SHORT TASK
Leave the pictures out. Return all other data exactly.

DATASET EXCERPT
_ _ _

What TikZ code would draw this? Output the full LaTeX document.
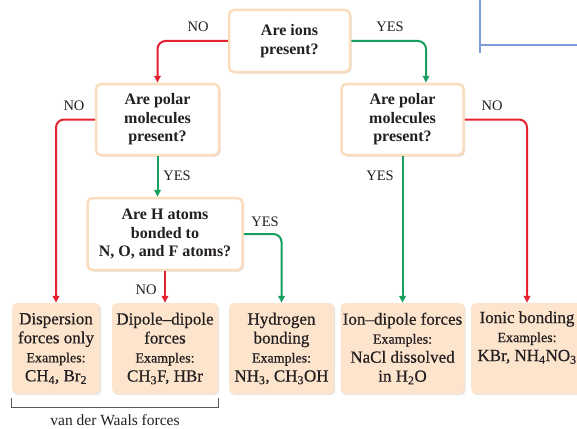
\documentclass[tikz,border=0pt]{standalone}
\usepackage{fontspec}
\setmainfont{Liberation Serif}
\newfontfamily\resultfont[Ligatures=TeX, FakeBold=0.6]{Liberation Serif}
\usetikzlibrary{arrows.meta,shadows}
\definecolor{ink}{HTML}{231F20}
\definecolor{nored}{HTML}{E52330}
\definecolor{yesgreen}{HTML}{17A05D}
\definecolor{peachline}{HTML}{FBDDBE}
\definecolor{peachfill}{HTML}{FDE4CD}
\definecolor{frameblue}{HTML}{7F9ED9}

\begin{document}
\begin{tikzpicture}[
  x=1pt, y=-1pt,
  text=ink,
  question/.style={
    draw=peachline,
    line width=2.5pt,
    fill=white,
    rounded corners=5pt,
    align=center,
    inner sep=0pt,
    minimum height=66pt,
    drop shadow={shadow xshift=1.5pt, shadow yshift=-1.5pt, opacity=0.25},
    font=\fontsize{16}{18.5}\selectfont\bfseries
  },
  result/.style={
    fill=peachfill,
    rounded corners=5pt,
    align=center,
    inner sep=0pt,
    minimum height=91pt,
    drop shadow={shadow xshift=1.2pt, shadow yshift=-1.2pt, opacity=0.2},
    font=\resultfont\fontsize{17}{19}\selectfont
  },
  noarrow/.style={-{Triangle[length=7pt,width=6.5pt]}, line width=2pt, draw=nored, rounded corners=8pt},
  yesarrow/.style={-{Triangle[length=7pt,width=6.5pt]}, line width=2pt, draw=yesgreen, rounded corners=8pt},
  answer/.style={font=\fontsize{14.5}{16}\selectfont, inner sep=0pt},
  bracket/.style={draw=ink!75, line width=0.8pt}
]
\fill[white] (0,0) rectangle (577,428);
\useasboundingbox (0,0) rectangle (577,428);

% Stray frame in the corner
\draw[frameblue, line width=1.5pt] (480,0) -- (480,53);
\draw[frameblue, line width=1.5pt] (480,45) -- (577,45);

% Questions
\node[question, minimum width=121pt, minimum height=62pt] (ions) at (289.5,41) {Are ions\\present?};
\node[question, minimum width=123pt, minimum height=71pt] (polarL) at (157.5,119.5) {Are polar\\molecules\\present?};
\node[question, minimum width=122pt, minimum height=71pt] (polarR) at (402.5,119.5) {Are polar\\molecules\\present?};
\node[question, minimum width=155pt, minimum height=72pt] (hatoms) at (165,234) {Are H atoms\\bonded to\\N, O, and F atoms?};

% Kinds of force
\node[result, minimum width=88pt] (disp) at (56,348.5) {Dispersion\\forces only\\{\fontsize{14}{16}\selectfont Examples:}\\CH\textsubscript{4}, Br\textsubscript{2}};
\node[result, minimum width=106pt] (dipole) at (165,348.5) {Dipole--dipole\\forces\\{\fontsize{14}{16}\selectfont Examples:}\\CH\textsubscript{3}F, HBr};
\node[result, minimum width=105pt] (hbond) at (281.5,348.5) {Hydrogen\\bonding\\{\fontsize{14}{16}\selectfont Examples:}\\NH\textsubscript{3}, CH\textsubscript{3}OH};
\node[result, minimum width=124pt] (iondip) at (402.5,348.5) {Ion--dipole forces\\{\fontsize{14}{16}\selectfont Examples:}\\NaCl dissolved\\in H\textsubscript{2}O};
\node[result, minimum width=112pt] (ionic) at (527,348.5) {Ionic bonding\\{\fontsize{14}{16}\selectfont Examples:}\\KBr, NH\textsubscript{4}NO\textsubscript{3}\\\strut};

% Decisions
\draw[noarrow] (ions.west) -| (polarL.north);
\draw[yesarrow] (ions.east) -| ([xshift=23.5pt]polarR.north);
\draw[noarrow] (polarL.west) -| (disp.north);
\draw[yesarrow] (polarL.south) -- (polarL.south |- hatoms.north);
\draw[noarrow] (polarR.east) -| (ionic.north);
\draw[yesarrow] (polarR.south) -- (iondip.north);
\draw[noarrow] (hatoms.south) -- (dipole.north);
\draw[yesarrow] (hatoms.east) -| (hbond.north);

\node[answer] (noions) at (198,27) {NO};
\node[answer] (yesions) at (390,27) {YES};
\node[answer] (nopolarL) at (74,106) {NO};
\node[answer] (nopolarR) at (492,106) {NO};
\node[answer] (yespolarL) at (177,176) {YES};
\node[answer] (yespolarR) at (380,176) {YES};
\node[answer] (yeshatoms) at (265,222) {YES};
\node[answer] (nohatoms) at (146,290) {NO};

% van der Waals bracket
\draw[bracket] ([yshift=-4pt]disp.south west) -- ++(0,9) -| ([yshift=-4pt]dipole.south east);
\node[font=\fontsize{15.5}{18}\selectfont] (vdw) at (115,420) {van der Waals forces};

\end{tikzpicture}
\end{document}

_ _ _

ANSWER BELOW
What TikZ code would draw this? Output the full LaTeX document.
\documentclass[tikz,border=0pt]{standalone}
\usepackage{fontspec}
\setmainfont{Liberation Serif}
\newfontfamily\resultfont[Ligatures=TeX, FakeBold=0.6]{Liberation Serif}
\usetikzlibrary{arrows.meta,shadows}
\definecolor{ink}{HTML}{231F20}
\definecolor{nored}{HTML}{E52330}
\definecolor{yesgreen}{HTML}{17A05D}
\definecolor{peachline}{HTML}{FBDDBE}
\definecolor{peachfill}{HTML}{FDE4CD}
\definecolor{frameblue}{HTML}{7F9ED9}

\begin{document}
\begin{tikzpicture}[
  x=1pt, y=-1pt,
  text=ink,
  question/.style={
    draw=peachline,
    line width=2.5pt,
    fill=white,
    rounded corners=5pt,
    align=center,
    inner sep=0pt,
    minimum height=66pt,
    drop shadow={shadow xshift=1.5pt, shadow yshift=-1.5pt, opacity=0.25},
    font=\fontsize{16}{18.5}\selectfont\bfseries
  },
  result/.style={
    fill=peachfill,
    rounded corners=5pt,
    align=center,
    inner sep=0pt,
    minimum height=91pt,
    drop shadow={shadow xshift=1.2pt, shadow yshift=-1.2pt, opacity=0.2},
    font=\resultfont\fontsize{17}{19}\selectfont
  },
  noarrow/.style={-{Triangle[length=7pt,width=6.5pt]}, line width=2pt, draw=nored, rounded corners=8pt},
  yesarrow/.style={-{Triangle[length=7pt,width=6.5pt]}, line width=2pt, draw=yesgreen, rounded corners=8pt},
  answer/.style={font=\fontsize{14.5}{16}\selectfont, inner sep=0pt},
  bracket/.style={draw=ink!75, line width=0.8pt}
]
\fill[white] (0,0) rectangle (577,428);
\useasboundingbox (0,0) rectangle (577,428);

% Stray frame in the corner
\draw[frameblue, line width=1.5pt] (480,0) -- (480,53);
\draw[frameblue, line width=1.5pt] (480,45) -- (577,45);

% Questions
\node[question, minimum width=121pt, minimum height=62pt] (ions) at (289.5,41) {Are ions\\present?};
\node[question, minimum width=123pt, minimum height=71pt] (polarL) at (157.5,119.5) {Are polar\\molecules\\present?};
\node[question, minimum width=122pt, minimum height=71pt] (polarR) at (402.5,119.5) {Are polar\\molecules\\present?};
\node[question, minimum width=155pt, minimum height=72pt] (hatoms) at (165,234) {Are H atoms\\bonded to\\N, O, and F atoms?};

% Kinds of force
\node[result, minimum width=88pt] (disp) at (56,348.5) {Dispersion\\forces only\\{\fontsize{14}{16}\selectfont Examples:}\\CH\textsubscript{4}, Br\textsubscript{2}};
\node[result, minimum width=106pt] (dipole) at (165,348.5) {Dipole--dipole\\forces\\{\fontsize{14}{16}\selectfont Examples:}\\CH\textsubscript{3}F, HBr};
\node[result, minimum width=105pt] (hbond) at (281.5,348.5) {Hydrogen\\bonding\\{\fontsize{14}{16}\selectfont Examples:}\\NH\textsubscript{3}, CH\textsubscript{3}OH};
\node[result, minimum width=124pt] (iondip) at (402.5,348.5) {Ion--dipole forces\\{\fontsize{14}{16}\selectfont Examples:}\\NaCl dissolved\\in H\textsubscript{2}O};
\node[result, minimum width=112pt] (ionic) at (527,348.5) {Ionic bonding\\{\fontsize{14}{16}\selectfont Examples:}\\KBr, NH\textsubscript{4}NO\textsubscript{3}\\\strut};

% Decisions
\draw[noarrow] (ions.west) -| (polarL.north);
\draw[yesarrow] (ions.east) -| ([xshift=23.5pt]polarR.north);
\draw[noarrow] (polarL.west) -| (disp.north);
\draw[yesarrow] (polarL.south) -- (polarL.south |- hatoms.north);
\draw[noarrow] (polarR.east) -| (ionic.north);
\draw[yesarrow] (polarR.south) -- (iondip.north);
\draw[noarrow] (hatoms.south) -- (dipole.north);
\draw[yesarrow] (hatoms.east) -| (hbond.north);

\node[answer] (noions) at (198,27) {NO};
\node[answer] (yesions) at (390,27) {YES};
\node[answer] (nopolarL) at (74,106) {NO};
\node[answer] (nopolarR) at (492,106) {NO};
\node[answer] (yespolarL) at (177,176) {YES};
\node[answer] (yespolarR) at (380,176) {YES};
\node[answer] (yeshatoms) at (265,222) {YES};
\node[answer] (nohatoms) at (146,290) {NO};

% van der Waals bracket
\draw[bracket] ([yshift=-4pt]disp.south west) -- ++(0,9) -| ([yshift=-4pt]dipole.south east);
\node[font=\fontsize{15.5}{18}\selectfont] (vdw) at (115,420) {van der Waals forces};

\end{tikzpicture}
\end{document}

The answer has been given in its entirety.